The dialogue is usually conducted between the finance minister and three important figures in the Knesset: The Knesset speaker, whose job is to protect the dignity of the legislature and ensure that the laws hiding with the economic arrangements bill are measured, transparent and as clear as possible; the chairman of the coalition, whose job is to provide the necessary majority in the committee votes and in the Knesset votes; and the chairman of the Knesset House Committee, which prepares the economic arrangements bill for the vote in the Knesset plenum.
Likud MK Yariv Levin, a member of the House Committee, suggested a four-way meeting between Lapid and Knesset Speaker Yuli Edelstein and House Committee Chairman Tzachi Hanegbi and himself. Lapid declined the invitation.
If no meeting takes place, the four will wreak havoc on the economic arrangements bill. Despite Lapid’s clarification, Edelstein is still upset about the finance minister’s recent remark that he would have a hard time giving important speeches before the Knesset, and would prefer to address the public in other forums. Edelstein may take this opportunity to teach the rookie politician Lapid a thing or two about being respectful of the Knesset.

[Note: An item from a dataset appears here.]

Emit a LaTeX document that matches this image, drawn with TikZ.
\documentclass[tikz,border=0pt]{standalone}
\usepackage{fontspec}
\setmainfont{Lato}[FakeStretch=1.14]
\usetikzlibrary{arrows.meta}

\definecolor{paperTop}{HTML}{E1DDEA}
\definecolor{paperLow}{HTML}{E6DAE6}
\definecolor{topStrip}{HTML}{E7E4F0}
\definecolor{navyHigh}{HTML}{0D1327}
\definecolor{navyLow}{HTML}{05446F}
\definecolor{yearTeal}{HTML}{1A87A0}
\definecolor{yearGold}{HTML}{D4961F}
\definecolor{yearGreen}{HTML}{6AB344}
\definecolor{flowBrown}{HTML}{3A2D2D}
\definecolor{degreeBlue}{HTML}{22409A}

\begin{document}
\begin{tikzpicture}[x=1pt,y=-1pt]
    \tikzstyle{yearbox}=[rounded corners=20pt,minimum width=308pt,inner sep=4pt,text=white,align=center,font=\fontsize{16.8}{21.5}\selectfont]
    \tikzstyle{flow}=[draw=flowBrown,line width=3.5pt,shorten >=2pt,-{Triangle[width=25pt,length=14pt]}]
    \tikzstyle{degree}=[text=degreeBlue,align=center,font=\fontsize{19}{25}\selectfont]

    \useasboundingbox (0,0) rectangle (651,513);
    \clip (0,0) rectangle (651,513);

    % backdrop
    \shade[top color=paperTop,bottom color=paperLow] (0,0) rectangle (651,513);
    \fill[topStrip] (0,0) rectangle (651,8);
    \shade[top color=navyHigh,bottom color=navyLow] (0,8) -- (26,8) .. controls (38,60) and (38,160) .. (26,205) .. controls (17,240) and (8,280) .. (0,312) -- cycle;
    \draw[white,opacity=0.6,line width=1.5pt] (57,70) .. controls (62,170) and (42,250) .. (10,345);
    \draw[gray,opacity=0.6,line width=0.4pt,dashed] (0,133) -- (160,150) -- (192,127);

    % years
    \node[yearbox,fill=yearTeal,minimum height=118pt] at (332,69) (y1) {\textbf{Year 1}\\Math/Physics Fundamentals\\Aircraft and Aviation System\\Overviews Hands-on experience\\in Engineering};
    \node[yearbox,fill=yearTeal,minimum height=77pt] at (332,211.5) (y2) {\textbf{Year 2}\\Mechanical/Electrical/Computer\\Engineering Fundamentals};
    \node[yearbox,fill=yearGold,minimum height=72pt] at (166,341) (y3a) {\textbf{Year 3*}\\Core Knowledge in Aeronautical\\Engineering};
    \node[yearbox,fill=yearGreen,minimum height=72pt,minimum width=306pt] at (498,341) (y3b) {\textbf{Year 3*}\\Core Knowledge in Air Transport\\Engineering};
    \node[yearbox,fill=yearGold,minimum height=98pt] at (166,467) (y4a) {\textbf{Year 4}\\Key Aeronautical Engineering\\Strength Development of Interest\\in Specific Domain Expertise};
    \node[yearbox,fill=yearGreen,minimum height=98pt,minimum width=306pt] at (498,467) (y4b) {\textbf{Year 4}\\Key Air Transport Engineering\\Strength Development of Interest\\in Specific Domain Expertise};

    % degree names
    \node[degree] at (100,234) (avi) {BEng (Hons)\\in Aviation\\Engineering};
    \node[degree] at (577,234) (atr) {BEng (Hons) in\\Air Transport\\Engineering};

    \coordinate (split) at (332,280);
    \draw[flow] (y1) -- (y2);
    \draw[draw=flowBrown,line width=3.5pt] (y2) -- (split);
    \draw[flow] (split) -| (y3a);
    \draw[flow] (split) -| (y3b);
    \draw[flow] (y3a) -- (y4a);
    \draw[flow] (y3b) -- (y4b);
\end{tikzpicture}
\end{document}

Reuniting with Avigdor Lieberman
As he tries to put the national budget issues to rest, Netanyahu is simultaneously trying to deal with inner party problems. The prime minister has two major political plans up his sleeve: The first is to fully merge his Likud Party with partner Yisrael Beytenu, and the other is to cancel, or significantly reduce the frequency of primary elections to determine the line-up of the party’s Knesset list.
In private conversations, the prime minister has described his party and Yesh Atid as two neighboring houses. When a guest arrives at the houses, he hears yelling and mayhem coming from the first house and people singing and enjoying themselves in the second house. The choice of which door to enter is clear, Netanyahu says. The prime minister wants to instill serenity within Likud as well, and turn it into a unified party with an attractive list of quality members, all appointed by the party chairman. Just like Lapid does.

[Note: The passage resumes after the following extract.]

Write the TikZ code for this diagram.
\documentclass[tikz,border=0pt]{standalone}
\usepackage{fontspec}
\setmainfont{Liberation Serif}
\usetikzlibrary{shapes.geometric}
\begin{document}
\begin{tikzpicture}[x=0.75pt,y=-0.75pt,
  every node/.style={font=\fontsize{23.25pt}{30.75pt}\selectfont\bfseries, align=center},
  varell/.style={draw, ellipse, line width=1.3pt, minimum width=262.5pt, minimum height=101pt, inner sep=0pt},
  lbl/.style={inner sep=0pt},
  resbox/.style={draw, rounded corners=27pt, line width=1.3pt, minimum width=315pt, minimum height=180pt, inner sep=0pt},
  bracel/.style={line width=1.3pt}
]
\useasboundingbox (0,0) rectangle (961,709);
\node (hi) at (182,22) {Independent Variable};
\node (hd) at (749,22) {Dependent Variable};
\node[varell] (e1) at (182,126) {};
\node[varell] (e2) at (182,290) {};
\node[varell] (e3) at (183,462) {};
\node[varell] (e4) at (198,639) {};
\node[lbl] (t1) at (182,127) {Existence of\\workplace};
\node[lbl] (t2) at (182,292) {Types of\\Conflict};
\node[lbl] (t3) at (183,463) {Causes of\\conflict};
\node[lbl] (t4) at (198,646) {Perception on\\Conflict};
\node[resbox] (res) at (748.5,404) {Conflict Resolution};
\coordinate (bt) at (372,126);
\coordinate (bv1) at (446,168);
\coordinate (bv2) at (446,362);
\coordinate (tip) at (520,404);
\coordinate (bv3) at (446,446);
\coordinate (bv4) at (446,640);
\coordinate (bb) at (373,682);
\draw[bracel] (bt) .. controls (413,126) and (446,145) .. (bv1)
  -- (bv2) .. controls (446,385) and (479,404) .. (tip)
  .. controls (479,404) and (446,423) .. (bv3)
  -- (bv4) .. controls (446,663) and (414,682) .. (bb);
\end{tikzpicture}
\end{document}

Clearly, under the current circumstances, Netanyahu’s initiative has no chance of being adopted. That is why, as a preparatory move, he has to unite with Yisrael Beytenu. Such a union will bring Yisrael Beytenu Chairman Avigdor Lieberman, Netanyahu’s ally, the power to influence a third of the votes within all Likud institutions — the Likud Central Committee, the secretariat, the faction and the party — which will allow Netanyahu to gain a majority in favor of revoking the party primaries.
Netanyahu considered advancing both these initiatives in a speedy process, but this week it was decided to postpone everything by at least a year, until after the municipal elections, which means that it will also be after the conclusion of the corruption trial currently underway against Lieberman.
The decision became public when Likud notified the district court that the party convention would not be convened before the municipal elections. Now, Likud members will be closely monitoring the Lieberman trial. The outcome of the trial will be fateful not just for Lieberman, but for them as well.